I suspect that the most interesting concept in positive psychology, if you are a psychologist, is the relationship between the past, the present, and the future.

Our training is based predominantly on on linear models. We are trained to think that if we are X today, we will be Y tomorrow. Most of our tuition taught us to define and measure X’s and Y’s and took for granted that today and tomorrow are independent.

The way psychologists will be taught to think

Positive psychology is based on recursive models. The past does not predict the future; it is part of the future. Mathematically, we predict the value of X in the future, rather than the value of Y in the future.

Is the future a separate place?

David Whyte’s Midlife and the Great Unknown begins by addressing the relationship between future, present and past.
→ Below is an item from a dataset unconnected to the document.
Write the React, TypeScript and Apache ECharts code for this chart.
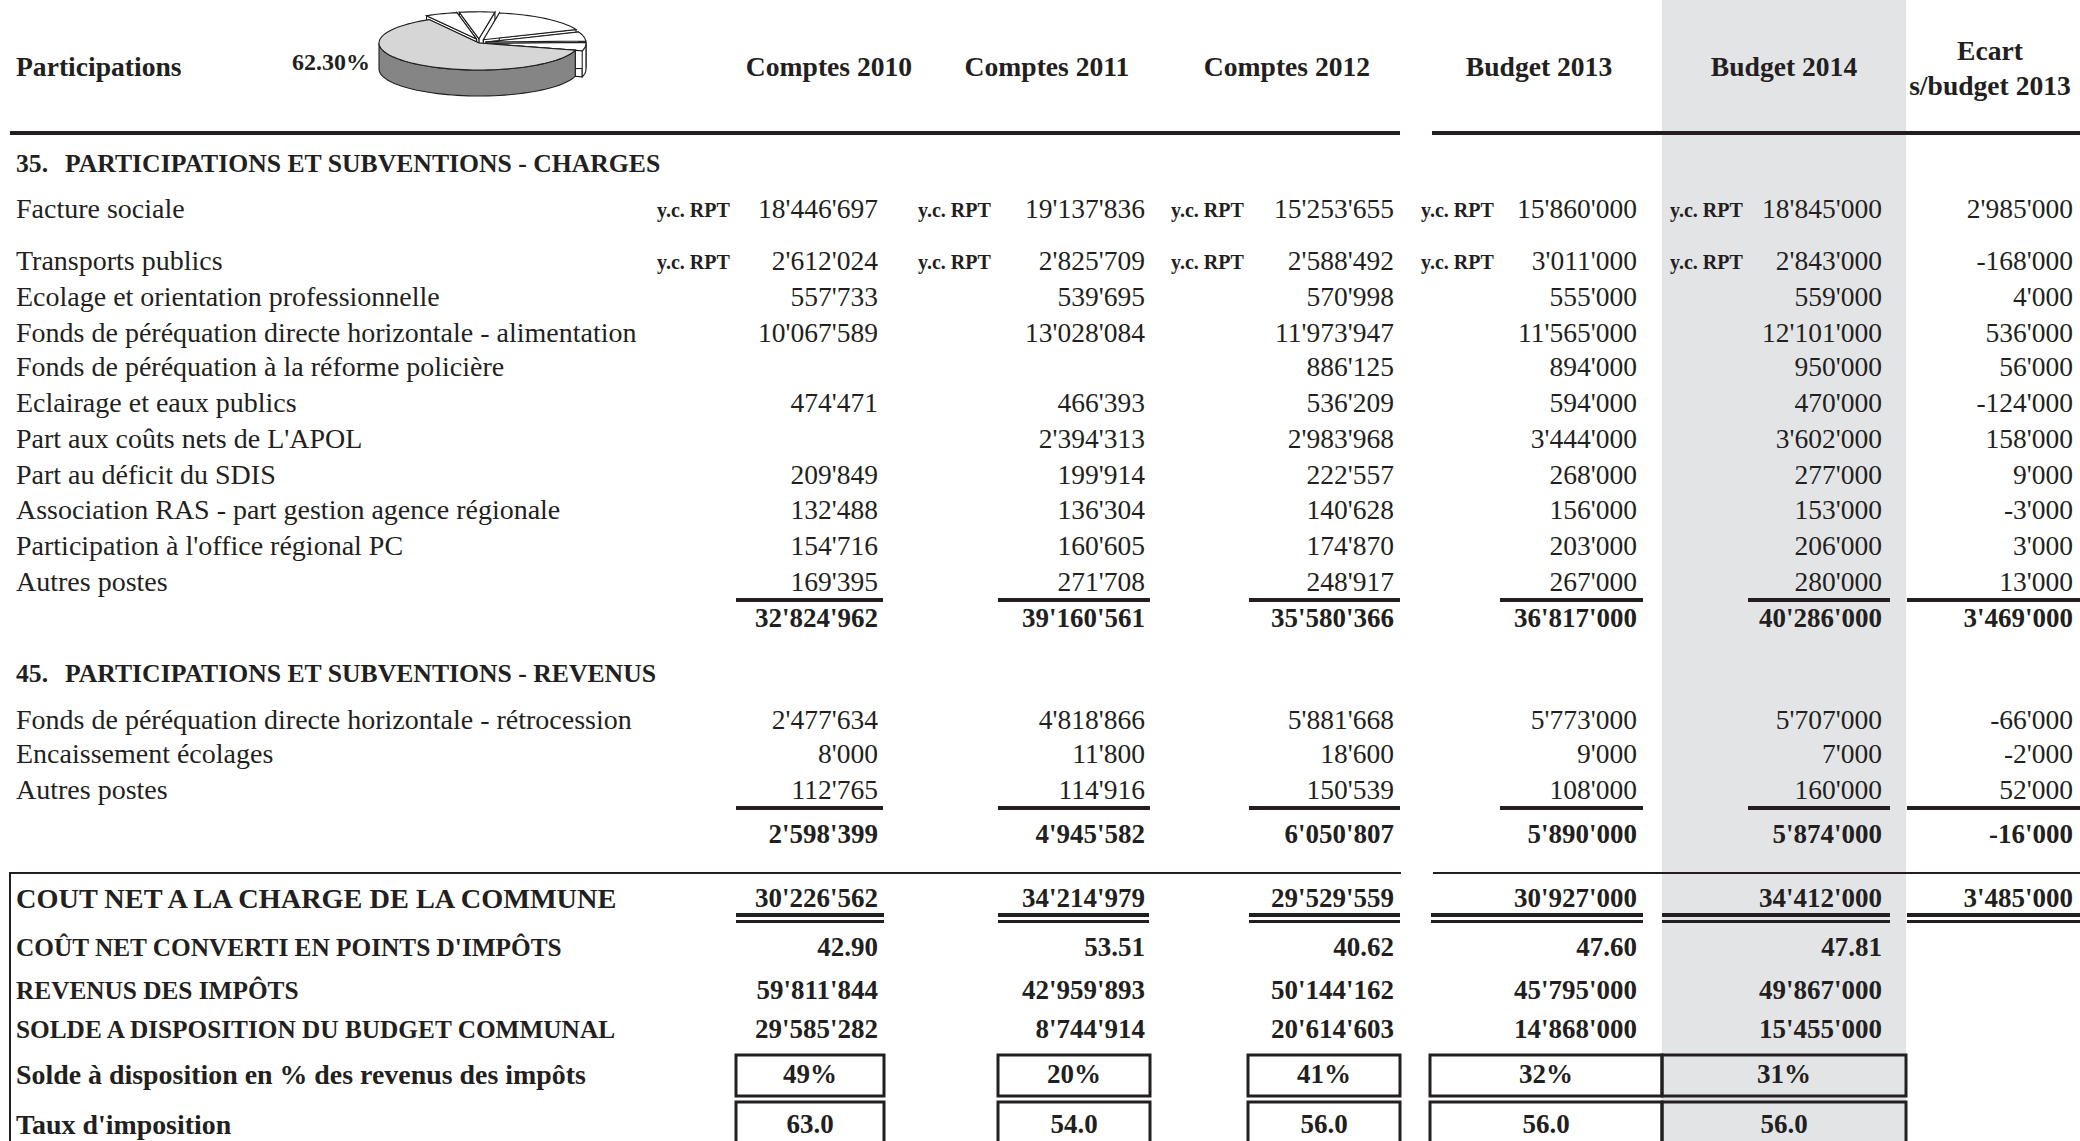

To feel well, to feel vital, to feel alive, we need to be active, to be acting our future in the context of the present. In other words, always to be doing now what we want for the future, without the future being a separate place.

Everyone’s story is unique

I particularly like David Whyte’s idea that we are all unique – well of course we know that, but do we act that way? Do we look at all our relationships with people, with events, with places and even with things and see a unique story that is unfolding and interesting in itself?

Mindfulness as experiencing being present

Related is the concept of mindfulness – to be fully present in events, not to experience their beauty or their ghastliness (ghastliness is real) but to experience being present.

It is a hard concept for we psychologists!